## Data
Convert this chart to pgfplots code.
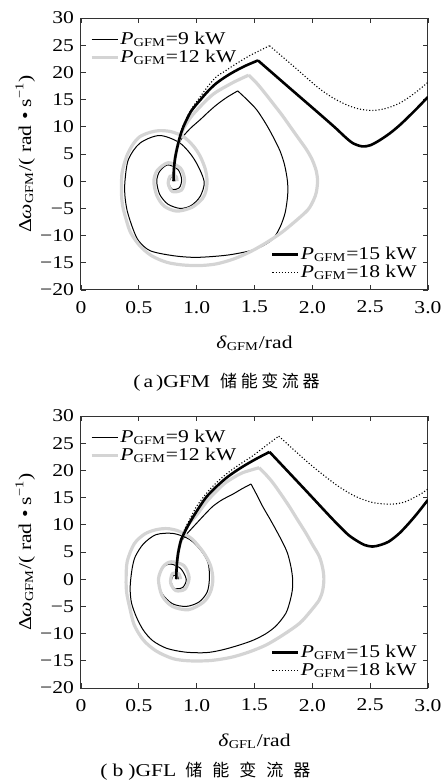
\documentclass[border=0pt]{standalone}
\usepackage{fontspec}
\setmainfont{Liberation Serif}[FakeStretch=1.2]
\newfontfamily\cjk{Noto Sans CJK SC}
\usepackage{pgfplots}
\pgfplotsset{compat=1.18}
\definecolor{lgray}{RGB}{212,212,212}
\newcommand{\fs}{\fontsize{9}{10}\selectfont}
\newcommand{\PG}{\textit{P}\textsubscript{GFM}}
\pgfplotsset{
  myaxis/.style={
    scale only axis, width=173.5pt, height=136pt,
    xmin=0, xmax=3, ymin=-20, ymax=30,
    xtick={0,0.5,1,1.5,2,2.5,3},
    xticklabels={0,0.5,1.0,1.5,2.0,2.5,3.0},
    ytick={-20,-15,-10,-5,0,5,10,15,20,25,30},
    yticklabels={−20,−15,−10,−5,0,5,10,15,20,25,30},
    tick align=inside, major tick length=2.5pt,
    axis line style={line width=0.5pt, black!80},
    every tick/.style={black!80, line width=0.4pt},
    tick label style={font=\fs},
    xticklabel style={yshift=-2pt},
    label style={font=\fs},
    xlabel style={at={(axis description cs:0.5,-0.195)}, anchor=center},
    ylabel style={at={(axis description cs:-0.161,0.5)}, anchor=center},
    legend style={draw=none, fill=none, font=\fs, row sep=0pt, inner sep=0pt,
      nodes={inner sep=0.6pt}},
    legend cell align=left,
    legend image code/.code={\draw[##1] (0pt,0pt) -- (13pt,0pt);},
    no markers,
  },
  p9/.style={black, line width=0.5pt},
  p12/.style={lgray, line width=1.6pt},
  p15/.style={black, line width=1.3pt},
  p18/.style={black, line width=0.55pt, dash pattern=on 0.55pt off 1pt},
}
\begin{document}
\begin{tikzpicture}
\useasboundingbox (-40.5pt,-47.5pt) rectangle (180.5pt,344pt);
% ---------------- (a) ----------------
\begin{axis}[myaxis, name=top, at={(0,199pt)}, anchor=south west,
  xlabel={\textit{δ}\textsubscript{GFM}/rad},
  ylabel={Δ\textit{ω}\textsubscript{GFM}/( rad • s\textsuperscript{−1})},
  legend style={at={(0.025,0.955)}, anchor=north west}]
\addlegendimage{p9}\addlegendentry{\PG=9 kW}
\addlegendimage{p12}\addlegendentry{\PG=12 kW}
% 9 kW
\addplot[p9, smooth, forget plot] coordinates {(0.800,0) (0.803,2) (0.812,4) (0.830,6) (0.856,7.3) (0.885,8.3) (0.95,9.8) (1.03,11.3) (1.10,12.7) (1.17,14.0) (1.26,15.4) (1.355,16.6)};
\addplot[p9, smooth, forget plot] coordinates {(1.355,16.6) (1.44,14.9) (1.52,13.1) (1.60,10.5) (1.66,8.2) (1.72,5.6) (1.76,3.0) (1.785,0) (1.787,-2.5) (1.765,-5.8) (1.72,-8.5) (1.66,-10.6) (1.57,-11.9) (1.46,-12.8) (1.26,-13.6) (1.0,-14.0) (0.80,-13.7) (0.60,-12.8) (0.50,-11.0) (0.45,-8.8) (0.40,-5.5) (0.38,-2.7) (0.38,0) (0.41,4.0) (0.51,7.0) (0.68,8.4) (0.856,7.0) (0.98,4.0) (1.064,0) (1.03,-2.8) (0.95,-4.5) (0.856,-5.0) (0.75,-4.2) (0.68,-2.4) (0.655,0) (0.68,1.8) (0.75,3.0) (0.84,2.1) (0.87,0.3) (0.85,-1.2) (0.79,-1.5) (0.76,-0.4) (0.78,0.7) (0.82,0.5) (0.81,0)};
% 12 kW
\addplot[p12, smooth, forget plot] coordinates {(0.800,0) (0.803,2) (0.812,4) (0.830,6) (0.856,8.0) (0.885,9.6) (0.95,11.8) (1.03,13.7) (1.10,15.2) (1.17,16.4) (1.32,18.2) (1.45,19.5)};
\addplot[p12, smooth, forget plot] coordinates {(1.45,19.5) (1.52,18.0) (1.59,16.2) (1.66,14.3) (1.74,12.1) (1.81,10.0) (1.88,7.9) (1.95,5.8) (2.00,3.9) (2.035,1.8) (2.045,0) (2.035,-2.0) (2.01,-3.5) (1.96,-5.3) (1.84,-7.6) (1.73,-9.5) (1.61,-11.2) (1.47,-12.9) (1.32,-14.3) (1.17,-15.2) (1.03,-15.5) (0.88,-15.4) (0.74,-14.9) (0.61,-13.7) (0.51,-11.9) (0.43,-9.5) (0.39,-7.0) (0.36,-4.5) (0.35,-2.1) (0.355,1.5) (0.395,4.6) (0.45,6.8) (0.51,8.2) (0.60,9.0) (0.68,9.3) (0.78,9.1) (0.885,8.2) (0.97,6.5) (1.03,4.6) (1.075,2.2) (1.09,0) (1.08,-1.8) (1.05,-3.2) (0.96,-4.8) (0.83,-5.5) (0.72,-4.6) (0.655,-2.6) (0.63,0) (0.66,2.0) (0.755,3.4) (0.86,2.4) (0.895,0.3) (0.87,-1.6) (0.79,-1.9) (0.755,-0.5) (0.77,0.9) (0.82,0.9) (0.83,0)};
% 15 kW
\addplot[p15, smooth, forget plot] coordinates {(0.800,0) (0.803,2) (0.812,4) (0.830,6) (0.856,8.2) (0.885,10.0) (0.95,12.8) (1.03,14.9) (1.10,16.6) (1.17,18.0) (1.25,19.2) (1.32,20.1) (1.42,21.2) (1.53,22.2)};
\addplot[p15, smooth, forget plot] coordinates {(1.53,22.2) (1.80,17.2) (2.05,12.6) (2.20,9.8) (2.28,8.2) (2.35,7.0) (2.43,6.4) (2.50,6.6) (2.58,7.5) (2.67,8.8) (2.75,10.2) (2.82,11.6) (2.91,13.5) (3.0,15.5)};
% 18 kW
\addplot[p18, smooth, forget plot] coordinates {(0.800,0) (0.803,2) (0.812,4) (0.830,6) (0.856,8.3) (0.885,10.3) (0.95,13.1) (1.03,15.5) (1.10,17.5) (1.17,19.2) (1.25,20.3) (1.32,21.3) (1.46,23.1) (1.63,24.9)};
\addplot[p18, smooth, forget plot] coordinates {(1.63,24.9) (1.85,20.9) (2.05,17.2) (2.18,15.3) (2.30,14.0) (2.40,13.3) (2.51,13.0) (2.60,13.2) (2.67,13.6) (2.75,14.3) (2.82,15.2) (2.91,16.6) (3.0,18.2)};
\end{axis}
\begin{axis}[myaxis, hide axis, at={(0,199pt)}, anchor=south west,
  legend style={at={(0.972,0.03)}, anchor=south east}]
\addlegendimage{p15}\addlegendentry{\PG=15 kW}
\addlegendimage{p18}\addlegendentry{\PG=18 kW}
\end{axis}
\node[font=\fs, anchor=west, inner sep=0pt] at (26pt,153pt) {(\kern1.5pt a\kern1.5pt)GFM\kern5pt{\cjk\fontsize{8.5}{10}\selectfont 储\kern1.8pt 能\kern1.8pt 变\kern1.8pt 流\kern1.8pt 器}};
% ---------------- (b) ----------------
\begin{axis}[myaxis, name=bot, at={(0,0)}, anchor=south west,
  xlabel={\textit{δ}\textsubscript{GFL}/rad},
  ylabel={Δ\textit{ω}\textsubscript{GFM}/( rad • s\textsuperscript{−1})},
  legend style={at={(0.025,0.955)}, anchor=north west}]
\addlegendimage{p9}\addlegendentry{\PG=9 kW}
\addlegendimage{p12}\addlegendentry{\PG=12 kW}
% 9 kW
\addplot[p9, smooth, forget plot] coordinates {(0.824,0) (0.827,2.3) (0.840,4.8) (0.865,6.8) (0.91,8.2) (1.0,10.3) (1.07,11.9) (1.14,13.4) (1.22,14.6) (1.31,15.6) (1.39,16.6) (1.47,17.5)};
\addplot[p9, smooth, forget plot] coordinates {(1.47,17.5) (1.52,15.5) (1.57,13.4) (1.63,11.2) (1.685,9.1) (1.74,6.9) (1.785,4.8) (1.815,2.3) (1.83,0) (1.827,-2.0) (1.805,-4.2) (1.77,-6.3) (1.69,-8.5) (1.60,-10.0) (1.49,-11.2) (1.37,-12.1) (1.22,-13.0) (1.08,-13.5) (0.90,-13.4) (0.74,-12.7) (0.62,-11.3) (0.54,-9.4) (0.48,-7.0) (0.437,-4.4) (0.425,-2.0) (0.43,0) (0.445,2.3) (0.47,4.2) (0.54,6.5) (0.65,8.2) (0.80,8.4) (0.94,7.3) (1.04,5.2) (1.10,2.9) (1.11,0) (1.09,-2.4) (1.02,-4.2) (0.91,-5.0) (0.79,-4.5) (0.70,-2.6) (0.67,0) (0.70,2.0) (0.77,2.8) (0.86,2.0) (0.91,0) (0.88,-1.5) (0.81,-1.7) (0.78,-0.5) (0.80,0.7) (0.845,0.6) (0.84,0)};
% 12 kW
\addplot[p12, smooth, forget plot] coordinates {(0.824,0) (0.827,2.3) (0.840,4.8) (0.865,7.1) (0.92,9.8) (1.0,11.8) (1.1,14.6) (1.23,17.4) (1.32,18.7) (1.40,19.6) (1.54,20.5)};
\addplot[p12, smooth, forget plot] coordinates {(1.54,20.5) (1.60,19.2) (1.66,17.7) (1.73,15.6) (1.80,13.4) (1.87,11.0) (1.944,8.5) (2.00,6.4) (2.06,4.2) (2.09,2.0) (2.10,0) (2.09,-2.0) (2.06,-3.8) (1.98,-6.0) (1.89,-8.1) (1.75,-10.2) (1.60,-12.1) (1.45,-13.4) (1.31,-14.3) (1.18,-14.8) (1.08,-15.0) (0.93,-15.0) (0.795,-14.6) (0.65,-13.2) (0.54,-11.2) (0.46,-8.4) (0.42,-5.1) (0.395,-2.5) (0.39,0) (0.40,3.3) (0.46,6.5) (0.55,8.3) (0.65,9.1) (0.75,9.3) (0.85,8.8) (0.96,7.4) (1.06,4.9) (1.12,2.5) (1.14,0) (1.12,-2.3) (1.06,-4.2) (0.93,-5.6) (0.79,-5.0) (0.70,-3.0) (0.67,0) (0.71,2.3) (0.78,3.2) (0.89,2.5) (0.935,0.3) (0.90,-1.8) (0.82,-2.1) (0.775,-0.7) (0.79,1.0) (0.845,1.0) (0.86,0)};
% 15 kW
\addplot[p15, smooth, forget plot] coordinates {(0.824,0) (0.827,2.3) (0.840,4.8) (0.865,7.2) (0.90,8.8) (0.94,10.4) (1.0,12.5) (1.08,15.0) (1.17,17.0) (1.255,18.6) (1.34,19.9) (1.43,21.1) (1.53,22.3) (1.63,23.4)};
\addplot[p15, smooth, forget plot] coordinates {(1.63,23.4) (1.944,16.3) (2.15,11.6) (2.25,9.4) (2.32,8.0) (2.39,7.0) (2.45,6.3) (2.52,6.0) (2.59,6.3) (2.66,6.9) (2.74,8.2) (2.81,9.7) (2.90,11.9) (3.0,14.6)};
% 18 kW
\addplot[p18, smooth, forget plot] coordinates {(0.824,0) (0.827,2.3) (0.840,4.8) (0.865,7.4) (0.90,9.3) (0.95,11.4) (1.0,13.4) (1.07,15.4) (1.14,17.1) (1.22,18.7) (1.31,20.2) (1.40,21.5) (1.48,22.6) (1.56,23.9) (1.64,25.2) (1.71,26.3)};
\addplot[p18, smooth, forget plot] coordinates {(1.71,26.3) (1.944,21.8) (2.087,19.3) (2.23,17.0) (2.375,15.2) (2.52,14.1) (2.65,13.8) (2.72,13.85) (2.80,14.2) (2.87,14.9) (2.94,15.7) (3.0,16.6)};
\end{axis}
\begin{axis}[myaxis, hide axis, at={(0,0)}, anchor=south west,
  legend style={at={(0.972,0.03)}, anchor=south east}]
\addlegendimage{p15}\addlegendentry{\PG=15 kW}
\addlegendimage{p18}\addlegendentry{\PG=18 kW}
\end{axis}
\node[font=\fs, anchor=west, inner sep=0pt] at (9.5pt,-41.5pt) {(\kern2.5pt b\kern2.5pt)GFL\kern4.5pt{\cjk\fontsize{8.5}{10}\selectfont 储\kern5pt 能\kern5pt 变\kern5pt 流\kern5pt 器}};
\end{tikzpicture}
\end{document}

## Task to complete
Search the lines for the string "code" and copy every line that has it.

## Response below
Convert this chart to pgfplots code.
    legend image code/.code={\draw[##1] (0pt,0pt) -- (13pt,0pt);},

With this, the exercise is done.